When I paint eyes, I don’t think of them as just organs of sight — they are mirrors, portals, and witnesses. They appear in my original acrylic paintings, mixed media artworks, and surreal botanical compositions as living symbols of awareness. For me, eyes represent not only what we see, but what we feel when we are truly seen.
In my creative process, vision is not passive observation. It is a form of intimacy — between the observer and the artwork, between myself and the canvas, between inner and outer worlds. The recurring eye motif in my paintings reflects the way perception itself becomes emotional, fluid, and vulnerable.
Seeing as Feeling
In symbolic and surreal art, the eye has always held power. It can protect, reveal, or expose. From the ancient Egyptian Eye of Horus to Renaissance portraiture, eyes have been charged with the idea of knowledge and consciousness.

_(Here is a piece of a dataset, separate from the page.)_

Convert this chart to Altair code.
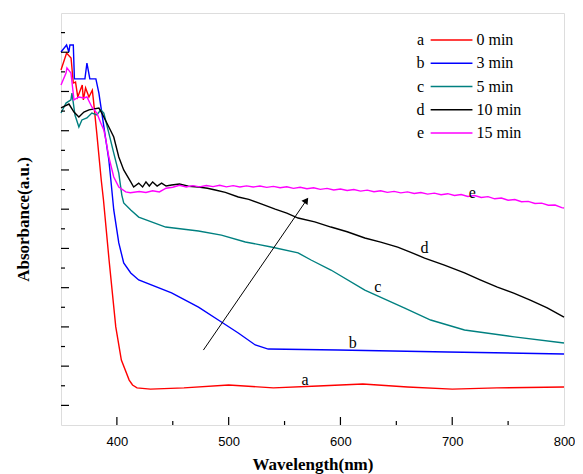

But when I include eyes in my original paintings, I’m not referring to history directly — I’m extending its emotional weight. I see eyes as bridges between human experience and abstraction. They might bloom inside flowers, appear on petals, or emerge from shadowed forms. They become part of a living landscape of observation, where vision turns into empathy.
There’s something tender in that — the idea that an artwork can look back at you. In my surreal original paintings, eyes often appear half-closed, layered with texture, or surrounded by floral or metallic shapes. They don’t stare; they breathe. They feel. They remind us that looking is never one-directional — that to see beauty also means to be exposed to it.
The Eye as a Symbol in Surreal and Botanical Art
The symbolism of eyes extends far beyond the literal. In my mixed media paintings, the eye often merges with organic forms — leaves, roots, stems, or abstract petals. This intertwining expresses the way human emotion is rooted in the natural world.
The surreal, sometimes dreamlike presence of eyes in original art reflects how the act of seeing connects body and spirit. Metallic accents, layered acrylic texture, or glossy finishes create a sensation of moisture, of something alive and observing.
Each brushstroke becomes part of an anatomy of attention. The eye — whether central or hidden among forms — becomes the pulse of the painting. It transforms the piece into something conscious, even sentient.
When I create these symbolic original artworks, I think of them as conversations about awareness: how we see the world, how it sees us back, and how truth shifts depending on who is looking.
The Emotional Language of Vision
Vision in art is rarely neutral. We project onto what we see. When a viewer stands in front of a symbolic painting filled with layered eyes, they often describe a mix of attraction and unease — a sense that something understands them more deeply than they expected.
That emotional friction is intentional. The eye is one of the few symbols that can simultaneously hold love, fear, and recognition. It questions whether being seen is a relief or a threat.
In my original acrylic artworks, I often use contrasting surfaces — matte backgrounds against reflective metallic paint — to echo that duality. The viewer moves, light shifts, and suddenly the gaze changes. What was calm becomes sharp; what felt closed becomes open. This dialogue between artwork and viewer is at the heart of why I paint eyes: they allow the painting to see back.
Original Art as a Reflection of Inner Vision
Every original painting I create begins with a question of perception. What does it mean to see the world not only visually, but emotionally? What does it mean to feel watched — by memory, by nature, by your own reflection?
In my symbolic wall art and surreal paintings, eyes act as emotional anchors. They are the heart of the composition, even when small or hidden. They remind me that art is a form of self-recognition — a way of confronting the invisible through color, shape, and rhythm.
Owning or living with an original painting that features eyes changes the atmosphere of a space. It adds presence. It creates the feeling that the room itself is aware — that your interior world has found a mirror in the artwork.
When I paint eyes, I am not only exploring vision — I am creating a dialogue between seeing and being seen, between the conscious and the subconscious. Each gaze is both an invitation and a boundary. It protects, questions, and reflects.
And maybe that is what art is always doing: reminding us that we are not just observers of beauty — we are also part of its gaze.